Mostly, he wanted to go with me to the Masters.

“It’s a done deal,” I told him. “Done deal.”

We celebrated his birthday. I picked up dinner, the first and only time I ever did that. We laughed, and I gave him a present: a black Masters windbreaker. He held it up before him, glanced at me, words failing. He slipped it on and went outside to read. I shuffled off to bed. With the cancer gone, time was no longer precious; we had all the time in the world. But something made me take one last look, seeing him sitting on the balcony, thin and
pale, the waves crashing somewhere out in the blackness, a thin ribbon of smoke rising from an ashtray.

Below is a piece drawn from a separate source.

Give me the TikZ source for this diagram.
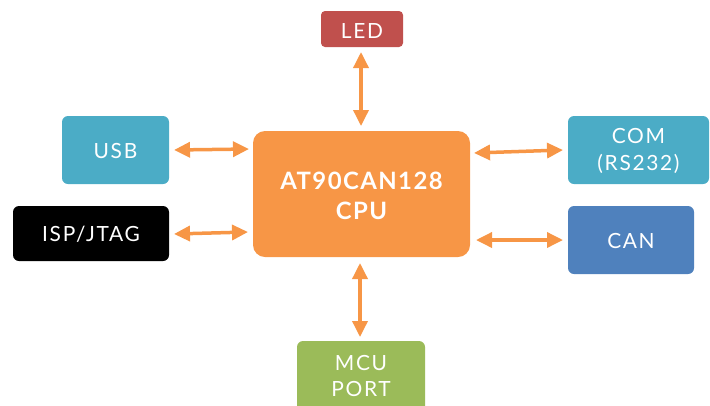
\documentclass[tikz,border=0pt]{standalone}
\usepackage{fontspec}
\setmainfont{Lato}
\usetikzlibrary{arrows.meta}
\definecolor{cpuor}{HTML}{F79646}
\definecolor{usbbl}{HTML}{4BACC6}
\definecolor{canbl}{HTML}{4F81BD}
\definecolor{ledrd}{HTML}{C0504D}
\definecolor{mcugr}{HTML}{9BBB59}
\tikzset{
  blk/.style={rounded corners=6bp, inner sep=0pt, text=white, align=center,
    font=\fontsize{21}{27}\selectfont\addfontfeatures{LetterSpace=8}},
  link/.style={draw=cpuor, line width=3.5bp,
    {Triangle[width=15bp,length=16bp]}-{Triangle[width=15bp,length=16bp]}}
}
\begin{document}
\begin{tikzpicture}[x=1bp,y=-1bp]
\useasboundingbox (0,0) rectangle (710,405);
% boxes (corner coordinates)
\fill[cpuor, rounded corners=12bp] (253,131) rectangle (470,257);
\node[text=white, align=center, font=\fontsize{24}{30}\selectfont\bfseries\addfontfeatures{LetterSpace=6}] (cpu) at (361.5,196) {AT90CAN128\\CPU};

\fill[usbbl, rounded corners=6bp] (62,116) rectangle (169,184);
\node[blk] (usb) at (115.5,151) {USB};
\fill[black, rounded corners=6bp] (13,206) rectangle (169,261);
\node[blk] (isp) at (91,234.5) {ISP/JTAG};
\fill[usbbl, rounded corners=6bp] (568,116) rectangle (709,184);
\node[blk] (com) at (638.5,151) {COM\\(RS232)};
\fill[canbl, rounded corners=6bp] (568,206) rectangle (694,274);
\node[blk] (can) at (631,241) {CAN};
\fill[ledrd, rounded corners=4bp] (321,11) rectangle (403,47);
\node[blk] (led) at (362,31) {LED};
\fill[mcugr, rounded corners=6bp] (297,341) rectangle (425,418);
\node[blk] (mcu) at (361,376) {MCU\\PORT};

% connector endpoints
\coordinate (ledA) at (361,52);
\coordinate (ledB) at (361,126);
\coordinate (mcuA) at (360,263);
\coordinate (mcuB) at (360,337);
\coordinate (usbA) at (174,150);
\coordinate (usbB) at (249,149);
\coordinate (ispA) at (174,234);
\coordinate (ispB) at (248,232);
\coordinate (comA) at (474,153);
\coordinate (comB) at (563,150);
\coordinate (canA) at (476,240);
\coordinate (canB) at (563,240);
\draw[link] (ledA) -- (ledB);
\draw[link] (mcuA) -- (mcuB);
\draw[link] (usbA) -- (usbB);
\draw[link] (ispA) -- (ispB);
\draw[link] (comA) -- (comB);
\draw[link] (canA) -- (canB);
\end{tikzpicture}
\end{document}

Three months later, I got the call. I was in Pittsburgh for a Chelsea-AC Roma soccer game. Mama was crying. They’d run some tests and the results were in.

“It’s cancer,” she sobbed.

Two months later, he felt bad and went to the hospital. The doctors weren’t too worried. Mama and Daddy asked, “Do we need to call the boys?” Love is a strange thing—you go from a fraternity dance to the altar of a church to a cold hospital room, asking: Is one of us about to die? The doctors said no.

They were wrong.

As I sat in Kansas City, watching the movie
Miracle, my
father passed away. It was only a few days away from our return fishing trip. My mom didn’t want to tell me until I got back to Mississippi, so she made what had to be the toughest phone call of her life. After watching her husband of thirty-four years take his final breath, she called me and said it didn’t look good and that I needed to bring a suit. I refused to pack funeral clothes, holding out hope.

The next morning, I landed in Memphis and took the escalator down to the baggage claim. I saw my brother, William, at the bottom. I smiled and waved. He just shook his head. At that moment, my mother stepped out from behind a sign. I knew.